> The task
Set down the material exactly as given, please, from its first line through the line that includes "copyright_note = 'Interbank".

> Stored data
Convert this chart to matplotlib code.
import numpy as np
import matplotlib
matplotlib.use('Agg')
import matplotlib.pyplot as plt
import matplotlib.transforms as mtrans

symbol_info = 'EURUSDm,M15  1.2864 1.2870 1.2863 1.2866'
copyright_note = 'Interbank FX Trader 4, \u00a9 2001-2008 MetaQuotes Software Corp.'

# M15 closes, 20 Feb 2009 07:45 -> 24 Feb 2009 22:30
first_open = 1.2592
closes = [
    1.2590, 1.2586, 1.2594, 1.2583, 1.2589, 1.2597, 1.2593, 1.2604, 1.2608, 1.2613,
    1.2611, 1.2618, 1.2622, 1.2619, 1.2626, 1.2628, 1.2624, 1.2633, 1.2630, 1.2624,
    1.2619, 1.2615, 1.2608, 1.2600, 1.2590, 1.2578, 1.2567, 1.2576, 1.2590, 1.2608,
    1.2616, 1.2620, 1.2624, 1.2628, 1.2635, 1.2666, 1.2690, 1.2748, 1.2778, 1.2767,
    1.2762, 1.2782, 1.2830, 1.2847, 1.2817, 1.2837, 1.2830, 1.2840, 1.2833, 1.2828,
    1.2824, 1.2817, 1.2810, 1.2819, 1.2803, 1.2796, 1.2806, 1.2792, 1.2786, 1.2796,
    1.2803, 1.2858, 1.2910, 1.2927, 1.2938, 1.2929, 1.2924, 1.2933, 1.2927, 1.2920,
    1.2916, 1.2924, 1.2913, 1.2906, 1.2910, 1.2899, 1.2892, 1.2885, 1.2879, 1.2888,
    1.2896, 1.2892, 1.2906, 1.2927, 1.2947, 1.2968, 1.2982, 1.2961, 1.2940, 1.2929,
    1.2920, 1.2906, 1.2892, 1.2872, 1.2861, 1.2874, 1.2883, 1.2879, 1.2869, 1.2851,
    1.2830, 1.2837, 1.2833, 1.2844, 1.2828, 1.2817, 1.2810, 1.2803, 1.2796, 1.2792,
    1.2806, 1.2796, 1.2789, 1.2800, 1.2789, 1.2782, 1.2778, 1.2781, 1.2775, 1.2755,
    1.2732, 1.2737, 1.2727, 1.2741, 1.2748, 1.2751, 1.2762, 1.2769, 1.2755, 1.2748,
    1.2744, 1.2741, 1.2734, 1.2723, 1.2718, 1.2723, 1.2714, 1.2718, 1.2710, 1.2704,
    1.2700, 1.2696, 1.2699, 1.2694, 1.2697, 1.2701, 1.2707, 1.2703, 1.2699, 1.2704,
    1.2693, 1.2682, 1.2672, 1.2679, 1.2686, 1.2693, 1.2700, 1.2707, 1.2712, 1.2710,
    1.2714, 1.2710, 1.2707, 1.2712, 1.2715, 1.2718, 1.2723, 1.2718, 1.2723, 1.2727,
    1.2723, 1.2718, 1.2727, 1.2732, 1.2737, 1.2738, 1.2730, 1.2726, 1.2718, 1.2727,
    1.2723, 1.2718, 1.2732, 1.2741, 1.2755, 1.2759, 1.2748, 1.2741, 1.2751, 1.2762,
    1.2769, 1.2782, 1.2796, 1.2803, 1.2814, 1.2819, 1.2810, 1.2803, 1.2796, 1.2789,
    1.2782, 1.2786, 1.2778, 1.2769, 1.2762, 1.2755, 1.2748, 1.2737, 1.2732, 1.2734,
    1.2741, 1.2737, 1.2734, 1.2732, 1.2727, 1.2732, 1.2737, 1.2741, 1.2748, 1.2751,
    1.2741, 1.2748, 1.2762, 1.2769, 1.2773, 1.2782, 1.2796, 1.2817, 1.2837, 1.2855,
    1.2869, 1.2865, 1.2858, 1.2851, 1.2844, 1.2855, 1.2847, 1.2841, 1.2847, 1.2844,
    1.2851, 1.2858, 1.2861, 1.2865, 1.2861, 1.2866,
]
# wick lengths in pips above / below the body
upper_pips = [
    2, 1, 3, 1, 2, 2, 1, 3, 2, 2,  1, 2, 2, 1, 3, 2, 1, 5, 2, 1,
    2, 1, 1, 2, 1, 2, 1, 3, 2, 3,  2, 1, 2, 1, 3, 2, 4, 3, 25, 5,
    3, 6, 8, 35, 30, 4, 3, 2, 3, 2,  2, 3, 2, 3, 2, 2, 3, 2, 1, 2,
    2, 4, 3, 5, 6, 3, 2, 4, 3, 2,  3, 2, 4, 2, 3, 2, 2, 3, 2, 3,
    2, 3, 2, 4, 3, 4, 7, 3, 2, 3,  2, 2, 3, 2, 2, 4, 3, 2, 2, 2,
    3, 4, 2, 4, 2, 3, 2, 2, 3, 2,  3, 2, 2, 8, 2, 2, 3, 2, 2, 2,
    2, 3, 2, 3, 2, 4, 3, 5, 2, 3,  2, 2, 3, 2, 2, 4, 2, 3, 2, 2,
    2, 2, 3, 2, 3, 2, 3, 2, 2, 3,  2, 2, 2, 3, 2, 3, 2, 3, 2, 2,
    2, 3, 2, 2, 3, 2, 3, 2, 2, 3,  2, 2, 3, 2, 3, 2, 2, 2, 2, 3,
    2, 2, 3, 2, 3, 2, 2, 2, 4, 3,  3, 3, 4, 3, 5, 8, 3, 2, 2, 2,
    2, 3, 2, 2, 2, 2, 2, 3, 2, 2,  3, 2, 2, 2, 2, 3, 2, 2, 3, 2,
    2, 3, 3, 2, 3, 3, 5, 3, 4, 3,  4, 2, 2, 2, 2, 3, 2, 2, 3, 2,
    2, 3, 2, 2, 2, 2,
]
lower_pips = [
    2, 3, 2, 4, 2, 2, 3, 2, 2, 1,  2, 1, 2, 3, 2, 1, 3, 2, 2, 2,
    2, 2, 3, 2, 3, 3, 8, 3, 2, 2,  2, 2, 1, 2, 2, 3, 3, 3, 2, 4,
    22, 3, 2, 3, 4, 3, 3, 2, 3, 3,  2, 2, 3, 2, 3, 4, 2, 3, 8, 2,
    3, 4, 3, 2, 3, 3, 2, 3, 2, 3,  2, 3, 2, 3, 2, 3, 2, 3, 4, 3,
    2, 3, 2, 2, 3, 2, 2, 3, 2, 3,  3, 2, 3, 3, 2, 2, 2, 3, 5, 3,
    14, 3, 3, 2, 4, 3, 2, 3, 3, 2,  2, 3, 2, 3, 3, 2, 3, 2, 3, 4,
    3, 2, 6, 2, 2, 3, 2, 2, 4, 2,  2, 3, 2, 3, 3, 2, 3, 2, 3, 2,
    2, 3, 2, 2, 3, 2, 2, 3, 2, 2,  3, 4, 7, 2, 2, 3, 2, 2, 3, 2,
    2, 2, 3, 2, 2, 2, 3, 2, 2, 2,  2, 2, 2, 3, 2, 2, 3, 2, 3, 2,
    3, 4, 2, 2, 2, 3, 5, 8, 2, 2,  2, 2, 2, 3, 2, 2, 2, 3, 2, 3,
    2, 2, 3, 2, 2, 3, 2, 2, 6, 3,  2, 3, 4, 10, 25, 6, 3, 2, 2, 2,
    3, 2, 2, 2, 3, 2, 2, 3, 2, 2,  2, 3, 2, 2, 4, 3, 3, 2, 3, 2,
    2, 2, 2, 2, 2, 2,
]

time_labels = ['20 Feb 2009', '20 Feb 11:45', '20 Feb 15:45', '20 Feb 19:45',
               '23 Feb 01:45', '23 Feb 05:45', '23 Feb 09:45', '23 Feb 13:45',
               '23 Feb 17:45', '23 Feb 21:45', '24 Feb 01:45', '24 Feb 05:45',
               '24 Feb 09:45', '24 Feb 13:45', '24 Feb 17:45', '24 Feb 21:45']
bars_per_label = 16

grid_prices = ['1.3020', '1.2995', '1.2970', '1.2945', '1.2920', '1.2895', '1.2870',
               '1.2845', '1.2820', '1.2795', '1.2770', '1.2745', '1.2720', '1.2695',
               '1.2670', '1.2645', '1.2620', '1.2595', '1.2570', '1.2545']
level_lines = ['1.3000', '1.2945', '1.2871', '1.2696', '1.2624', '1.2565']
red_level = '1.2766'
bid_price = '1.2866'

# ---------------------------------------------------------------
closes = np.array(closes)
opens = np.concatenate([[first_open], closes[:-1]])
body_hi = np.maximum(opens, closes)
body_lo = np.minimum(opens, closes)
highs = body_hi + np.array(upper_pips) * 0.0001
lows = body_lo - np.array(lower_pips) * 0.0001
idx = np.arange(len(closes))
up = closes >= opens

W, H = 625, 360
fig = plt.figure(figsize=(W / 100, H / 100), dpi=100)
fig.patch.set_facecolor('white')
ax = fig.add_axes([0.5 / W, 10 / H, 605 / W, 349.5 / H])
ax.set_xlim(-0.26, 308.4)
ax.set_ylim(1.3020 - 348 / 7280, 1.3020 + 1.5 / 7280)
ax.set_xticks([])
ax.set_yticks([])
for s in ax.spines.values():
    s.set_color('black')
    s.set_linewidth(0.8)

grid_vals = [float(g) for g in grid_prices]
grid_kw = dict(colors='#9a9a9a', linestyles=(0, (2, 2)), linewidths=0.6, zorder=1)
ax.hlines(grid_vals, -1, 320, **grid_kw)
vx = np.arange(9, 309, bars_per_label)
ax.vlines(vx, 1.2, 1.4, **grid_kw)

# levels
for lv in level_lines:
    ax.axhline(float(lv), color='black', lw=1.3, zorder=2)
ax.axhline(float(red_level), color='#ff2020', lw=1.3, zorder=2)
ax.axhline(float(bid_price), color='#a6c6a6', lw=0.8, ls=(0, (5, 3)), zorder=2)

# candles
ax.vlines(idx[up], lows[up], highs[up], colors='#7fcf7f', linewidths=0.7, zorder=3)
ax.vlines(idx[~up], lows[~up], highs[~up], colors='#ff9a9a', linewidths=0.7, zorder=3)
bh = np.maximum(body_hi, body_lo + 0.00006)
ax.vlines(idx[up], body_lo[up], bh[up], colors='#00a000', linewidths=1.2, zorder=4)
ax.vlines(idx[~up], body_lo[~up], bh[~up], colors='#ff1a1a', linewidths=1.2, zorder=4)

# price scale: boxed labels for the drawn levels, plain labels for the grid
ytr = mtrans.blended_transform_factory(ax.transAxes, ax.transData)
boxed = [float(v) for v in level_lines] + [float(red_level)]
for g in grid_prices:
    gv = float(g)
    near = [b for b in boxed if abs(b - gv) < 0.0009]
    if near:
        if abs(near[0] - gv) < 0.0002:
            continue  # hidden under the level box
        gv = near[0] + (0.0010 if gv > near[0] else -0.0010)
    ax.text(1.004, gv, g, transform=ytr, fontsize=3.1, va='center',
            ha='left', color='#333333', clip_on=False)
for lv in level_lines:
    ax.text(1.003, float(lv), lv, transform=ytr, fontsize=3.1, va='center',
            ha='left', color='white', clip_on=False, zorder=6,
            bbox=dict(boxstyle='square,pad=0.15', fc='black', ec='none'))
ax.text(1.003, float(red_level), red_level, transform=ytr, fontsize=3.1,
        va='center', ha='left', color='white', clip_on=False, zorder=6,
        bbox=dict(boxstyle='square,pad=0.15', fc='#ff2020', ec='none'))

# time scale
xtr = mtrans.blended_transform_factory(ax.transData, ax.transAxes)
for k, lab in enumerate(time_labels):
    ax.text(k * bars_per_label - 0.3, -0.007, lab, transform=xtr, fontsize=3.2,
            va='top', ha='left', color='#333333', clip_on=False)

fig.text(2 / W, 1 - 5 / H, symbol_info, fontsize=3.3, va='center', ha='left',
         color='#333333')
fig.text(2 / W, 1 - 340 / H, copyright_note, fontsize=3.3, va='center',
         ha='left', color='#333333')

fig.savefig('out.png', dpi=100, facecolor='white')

> Task answer
Convert this chart to matplotlib code.
import numpy as np
import matplotlib
matplotlib.use('Agg')
import matplotlib.pyplot as plt
import matplotlib.transforms as mtrans

symbol_info = 'EURUSDm,M15  1.2864 1.2870 1.2863 1.2866'
copyright_note = 'Interbank FX Trader 4, \u00a9 2001-2008 MetaQuotes Software Corp.'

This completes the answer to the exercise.